§ Task goal: Images are excluded; otherwise, output every record exactly.

§ Information supplied:
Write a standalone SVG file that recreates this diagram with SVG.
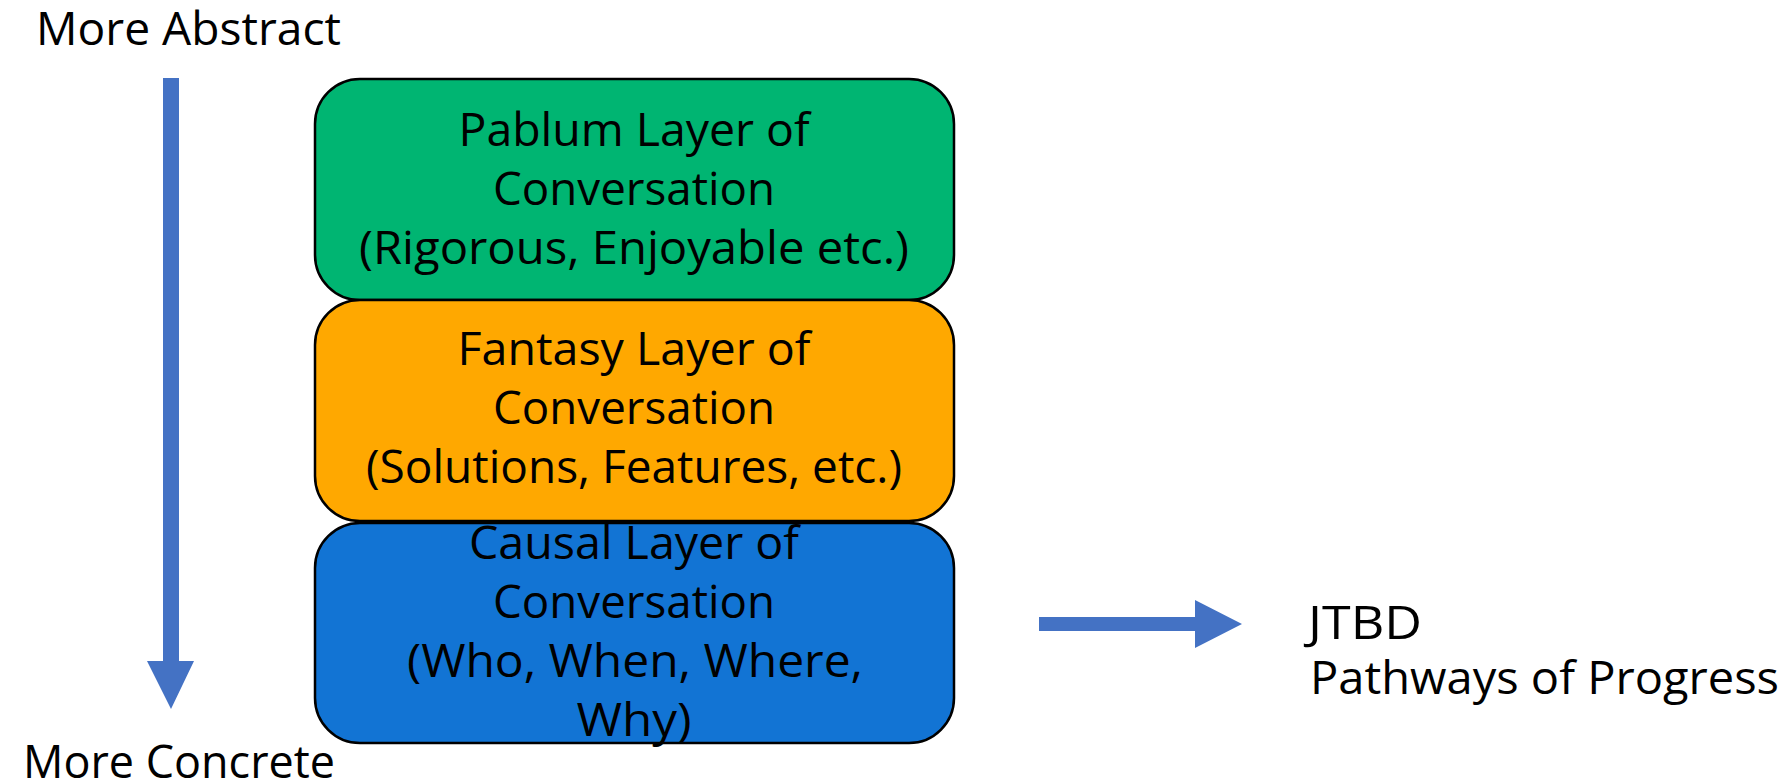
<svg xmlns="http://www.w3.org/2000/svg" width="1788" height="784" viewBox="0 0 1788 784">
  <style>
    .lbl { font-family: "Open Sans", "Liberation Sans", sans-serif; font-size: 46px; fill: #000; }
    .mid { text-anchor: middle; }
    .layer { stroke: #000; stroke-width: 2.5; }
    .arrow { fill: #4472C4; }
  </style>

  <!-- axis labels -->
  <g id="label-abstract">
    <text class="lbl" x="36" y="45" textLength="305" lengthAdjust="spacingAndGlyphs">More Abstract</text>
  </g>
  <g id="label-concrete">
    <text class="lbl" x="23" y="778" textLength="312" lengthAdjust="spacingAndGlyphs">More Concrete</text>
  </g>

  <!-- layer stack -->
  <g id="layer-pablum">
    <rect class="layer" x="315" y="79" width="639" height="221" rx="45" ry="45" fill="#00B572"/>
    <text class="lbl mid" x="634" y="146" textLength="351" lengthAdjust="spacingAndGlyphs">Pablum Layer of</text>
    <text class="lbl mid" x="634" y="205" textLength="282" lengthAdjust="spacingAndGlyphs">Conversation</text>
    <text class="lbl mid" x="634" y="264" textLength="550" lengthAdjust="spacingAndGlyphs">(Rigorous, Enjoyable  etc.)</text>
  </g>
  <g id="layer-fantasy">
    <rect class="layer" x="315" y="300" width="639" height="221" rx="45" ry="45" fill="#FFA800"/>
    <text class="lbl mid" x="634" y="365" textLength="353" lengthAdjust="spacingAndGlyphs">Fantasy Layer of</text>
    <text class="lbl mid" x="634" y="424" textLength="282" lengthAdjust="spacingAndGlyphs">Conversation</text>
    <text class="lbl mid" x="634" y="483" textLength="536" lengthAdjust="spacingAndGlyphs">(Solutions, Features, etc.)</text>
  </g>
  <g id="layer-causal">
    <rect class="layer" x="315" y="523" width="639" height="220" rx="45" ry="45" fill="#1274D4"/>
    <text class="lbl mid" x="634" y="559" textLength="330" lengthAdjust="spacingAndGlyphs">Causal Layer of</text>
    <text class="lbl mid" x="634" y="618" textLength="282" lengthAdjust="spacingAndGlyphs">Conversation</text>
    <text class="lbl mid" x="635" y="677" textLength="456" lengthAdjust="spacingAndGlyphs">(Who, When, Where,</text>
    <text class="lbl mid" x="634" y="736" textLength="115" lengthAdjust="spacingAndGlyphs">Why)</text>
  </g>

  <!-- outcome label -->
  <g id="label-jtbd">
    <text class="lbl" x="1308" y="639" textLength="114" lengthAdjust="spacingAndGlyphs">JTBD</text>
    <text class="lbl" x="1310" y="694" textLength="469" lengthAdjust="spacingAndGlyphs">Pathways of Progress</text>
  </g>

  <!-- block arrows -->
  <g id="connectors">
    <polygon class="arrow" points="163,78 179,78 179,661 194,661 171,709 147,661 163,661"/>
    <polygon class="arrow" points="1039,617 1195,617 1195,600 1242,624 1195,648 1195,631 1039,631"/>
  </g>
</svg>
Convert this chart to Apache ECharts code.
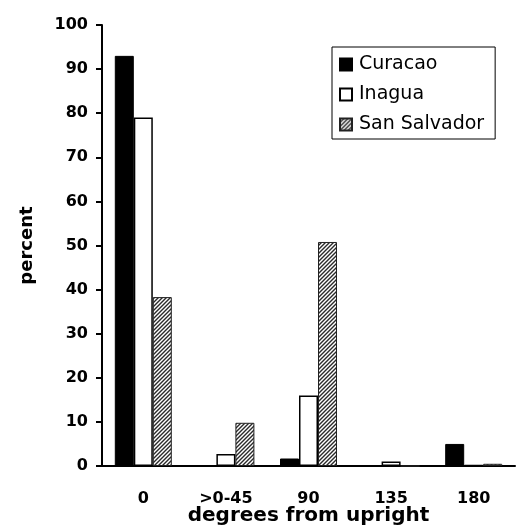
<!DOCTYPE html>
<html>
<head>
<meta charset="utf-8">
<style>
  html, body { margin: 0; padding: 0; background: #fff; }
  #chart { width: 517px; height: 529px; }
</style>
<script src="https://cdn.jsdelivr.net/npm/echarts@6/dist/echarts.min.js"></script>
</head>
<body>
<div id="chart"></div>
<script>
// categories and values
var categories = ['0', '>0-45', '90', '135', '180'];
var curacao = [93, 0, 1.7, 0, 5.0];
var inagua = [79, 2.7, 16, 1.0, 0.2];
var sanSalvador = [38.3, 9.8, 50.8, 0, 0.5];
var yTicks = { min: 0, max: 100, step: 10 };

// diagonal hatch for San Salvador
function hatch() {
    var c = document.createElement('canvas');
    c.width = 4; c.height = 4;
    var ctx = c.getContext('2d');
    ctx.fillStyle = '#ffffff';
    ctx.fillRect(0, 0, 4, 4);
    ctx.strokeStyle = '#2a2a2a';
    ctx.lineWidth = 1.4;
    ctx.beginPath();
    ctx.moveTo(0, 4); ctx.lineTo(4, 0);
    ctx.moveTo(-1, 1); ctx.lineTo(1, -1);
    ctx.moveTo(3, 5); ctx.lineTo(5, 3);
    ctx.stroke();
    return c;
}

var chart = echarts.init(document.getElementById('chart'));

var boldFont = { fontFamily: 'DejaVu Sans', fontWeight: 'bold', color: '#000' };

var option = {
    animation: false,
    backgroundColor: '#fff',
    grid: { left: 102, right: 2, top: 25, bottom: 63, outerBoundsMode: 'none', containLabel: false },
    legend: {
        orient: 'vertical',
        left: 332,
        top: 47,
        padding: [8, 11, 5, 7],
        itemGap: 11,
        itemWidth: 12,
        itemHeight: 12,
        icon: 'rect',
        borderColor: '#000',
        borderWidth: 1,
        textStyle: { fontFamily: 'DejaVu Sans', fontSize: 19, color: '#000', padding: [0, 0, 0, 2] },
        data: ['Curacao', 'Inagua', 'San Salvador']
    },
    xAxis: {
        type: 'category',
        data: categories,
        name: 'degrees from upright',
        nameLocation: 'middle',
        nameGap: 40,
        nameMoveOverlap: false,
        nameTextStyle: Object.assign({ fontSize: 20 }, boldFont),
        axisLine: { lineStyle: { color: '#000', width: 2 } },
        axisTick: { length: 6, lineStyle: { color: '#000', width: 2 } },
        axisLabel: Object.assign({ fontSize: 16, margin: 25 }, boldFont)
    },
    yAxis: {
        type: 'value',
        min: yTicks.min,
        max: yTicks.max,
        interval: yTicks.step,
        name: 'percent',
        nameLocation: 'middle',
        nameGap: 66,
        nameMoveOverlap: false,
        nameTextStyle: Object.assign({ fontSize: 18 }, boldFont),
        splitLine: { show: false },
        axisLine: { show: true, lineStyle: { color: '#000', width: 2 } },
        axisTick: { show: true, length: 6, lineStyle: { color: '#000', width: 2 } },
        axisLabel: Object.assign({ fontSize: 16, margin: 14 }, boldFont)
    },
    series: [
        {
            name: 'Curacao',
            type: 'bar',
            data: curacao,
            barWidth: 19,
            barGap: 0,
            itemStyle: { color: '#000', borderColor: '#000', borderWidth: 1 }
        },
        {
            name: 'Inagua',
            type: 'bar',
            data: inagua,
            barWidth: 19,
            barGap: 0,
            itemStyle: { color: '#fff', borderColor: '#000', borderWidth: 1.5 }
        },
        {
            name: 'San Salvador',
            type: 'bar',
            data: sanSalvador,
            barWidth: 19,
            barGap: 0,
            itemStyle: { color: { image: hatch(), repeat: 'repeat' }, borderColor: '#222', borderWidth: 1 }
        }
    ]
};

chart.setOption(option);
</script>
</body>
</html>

§ Result:
Write a standalone SVG file that recreates this diagram with SVG.
<svg xmlns="http://www.w3.org/2000/svg" width="1788" height="784" viewBox="0 0 1788 784">
  <style>
    .lbl { font-family: "Open Sans", "Liberation Sans", sans-serif; font-size: 46px; fill: #000; }
    .mid { text-anchor: middle; }
    .layer { stroke: #000; stroke-width: 2.5; }
    .arrow { fill: #4472C4; }
  </style>

  <!-- axis labels -->
  <g id="label-abstract">
    <text class="lbl" x="36" y="45" textLength="305" lengthAdjust="spacingAndGlyphs">More Abstract</text>
  </g>
  <g id="label-concrete">
    <text class="lbl" x="23" y="778" textLength="312" lengthAdjust="spacingAndGlyphs">More Concrete</text>
  </g>

  <!-- layer stack -->
  <g id="layer-pablum">
    <rect class="layer" x="315" y="79" width="639" height="221" rx="45" ry="45" fill="#00B572"/>
    <text class="lbl mid" x="634" y="146" textLength="351" lengthAdjust="spacingAndGlyphs">Pablum Layer of</text>
    <text class="lbl mid" x="634" y="205" textLength="282" lengthAdjust="spacingAndGlyphs">Conversation</text>
    <text class="lbl mid" x="634" y="264" textLength="550" lengthAdjust="spacingAndGlyphs">(Rigorous, Enjoyable  etc.)</text>
  </g>
  <g id="layer-fantasy">
    <rect class="layer" x="315" y="300" width="639" height="221" rx="45" ry="45" fill="#FFA800"/>
    <text class="lbl mid" x="634" y="365" textLength="353" lengthAdjust="spacingAndGlyphs">Fantasy Layer of</text>
    <text class="lbl mid" x="634" y="424" textLength="282" lengthAdjust="spacingAndGlyphs">Conversation</text>
    <text class="lbl mid" x="634" y="483" textLength="536" lengthAdjust="spacingAndGlyphs">(Solutions, Features, etc.)</text>
  </g>
  <g id="layer-causal">
    <rect class="layer" x="315" y="523" width="639" height="220" rx="45" ry="45" fill="#1274D4"/>
    <text class="lbl mid" x="634" y="559" textLength="330" lengthAdjust="spacingAndGlyphs">Causal Layer of</text>
    <text class="lbl mid" x="634" y="618" textLength="282" lengthAdjust="spacingAndGlyphs">Conversation</text>
    <text class="lbl mid" x="635" y="677" textLength="456" lengthAdjust="spacingAndGlyphs">(Who, When, Where,</text>
    <text class="lbl mid" x="634" y="736" textLength="115" lengthAdjust="spacingAndGlyphs">Why)</text>
  </g>

  <!-- outcome label -->
  <g id="label-jtbd">
    <text class="lbl" x="1308" y="639" textLength="114" lengthAdjust="spacingAndGlyphs">JTBD</text>
    <text class="lbl" x="1310" y="694" textLength="469" lengthAdjust="spacingAndGlyphs">Pathways of Progress</text>
  </g>

  <!-- block arrows -->
  <g id="connectors">
    <polygon class="arrow" points="163,78 179,78 179,661 194,661 171,709 147,661 163,661"/>
    <polygon class="arrow" points="1039,617 1195,617 1195,600 1242,624 1195,648 1195,631 1039,631"/>
  </g>
</svg>
Convert this chart to Apache ECharts code.
<!DOCTYPE html>
<html>
<head>
<meta charset="utf-8">
<style>
  html, body { margin: 0; padding: 0; background: #fff; }
  #chart { width: 517px; height: 529px; }
</style>
<script src="https://cdn.jsdelivr.net/npm/echarts@6/dist/echarts.min.js"></script>
</head>
<body>
<div id="chart"></div>
<script>
// categories and values
var categories = ['0', '>0-45', '90', '135', '180'];
var curacao = [93, 0, 1.7, 0, 5.0];
var inagua = [79, 2.7, 16, 1.0, 0.2];
var sanSalvador = [38.3, 9.8, 50.8, 0, 0.5];
var yTicks = { min: 0, max: 100, step: 10 };

// diagonal hatch for San Salvador
function hatch() {
    var c = document.createElement('canvas');
    c.width = 4; c.height = 4;
    var ctx = c.getContext('2d');
    ctx.fillStyle = '#ffffff';
    ctx.fillRect(0, 0, 4, 4);
    ctx.strokeStyle = '#2a2a2a';
    ctx.lineWidth = 1.4;
    ctx.beginPath();
    ctx.moveTo(0, 4); ctx.lineTo(4, 0);
    ctx.moveTo(-1, 1); ctx.lineTo(1, -1);
    ctx.moveTo(3, 5); ctx.lineTo(5, 3);
    ctx.stroke();
    return c;
}

var chart = echarts.init(document.getElementById('chart'));

var boldFont = { fontFamily: 'DejaVu Sans', fontWeight: 'bold', color: '#000' };

var option = {
    animation: false,
    backgroundColor: '#fff',
    grid: { left: 102, right: 2, top: 25, bottom: 63, outerBoundsMode: 'none', containLabel: false },
    legend: {
        orient: 'vertical',
        left: 332,
        top: 47,
        padding: [8, 11, 5, 7],
        itemGap: 11,
        itemWidth: 12,
        itemHeight: 12,
        icon: 'rect',
        borderColor: '#000',
        borderWidth: 1,
        textStyle: { fontFamily: 'DejaVu Sans', fontSize: 19, color: '#000', padding: [0, 0, 0, 2] },
        data: ['Curacao', 'Inagua', 'San Salvador']
    },
    xAxis: {
        type: 'category',
        data: categories,
        name: 'degrees from upright',
        nameLocation: 'middle',
        nameGap: 40,
        nameMoveOverlap: false,
        nameTextStyle: Object.assign({ fontSize: 20 }, boldFont),
        axisLine: { lineStyle: { color: '#000', width: 2 } },
        axisTick: { length: 6, lineStyle: { color: '#000', width: 2 } },
        axisLabel: Object.assign({ fontSize: 16, margin: 25 }, boldFont)
    },
    yAxis: {
        type: 'value',
        min: yTicks.min,
        max: yTicks.max,
        interval: yTicks.step,
        name: 'percent',
        nameLocation: 'middle',
        nameGap: 66,
        nameMoveOverlap: false,
        nameTextStyle: Object.assign({ fontSize: 18 }, boldFont),
        splitLine: { show: false },
        axisLine: { show: true, lineStyle: { color: '#000', width: 2 } },
        axisTick: { show: true, length: 6, lineStyle: { color: '#000', width: 2 } },
        axisLabel: Object.assign({ fontSize: 16, margin: 14 }, boldFont)
    },
    series: [
        {
            name: 'Curacao',
            type: 'bar',
            data: curacao,
            barWidth: 19,
            barGap: 0,
            itemStyle: { color: '#000', borderColor: '#000', borderWidth: 1 }
        },
        {
            name: 'Inagua',
            type: 'bar',
            data: inagua,
            barWidth: 19,
            barGap: 0,
            itemStyle: { color: '#fff', borderColor: '#000', borderWidth: 1.5 }
        },
        {
            name: 'San Salvador',
            type: 'bar',
            data: sanSalvador,
            barWidth: 19,
            barGap: 0,
            itemStyle: { color: { image: hatch(), repeat: 'repeat' }, borderColor: '#222', borderWidth: 1 }
        }
    ]
};

chart.setOption(option);
</script>
</body>
</html>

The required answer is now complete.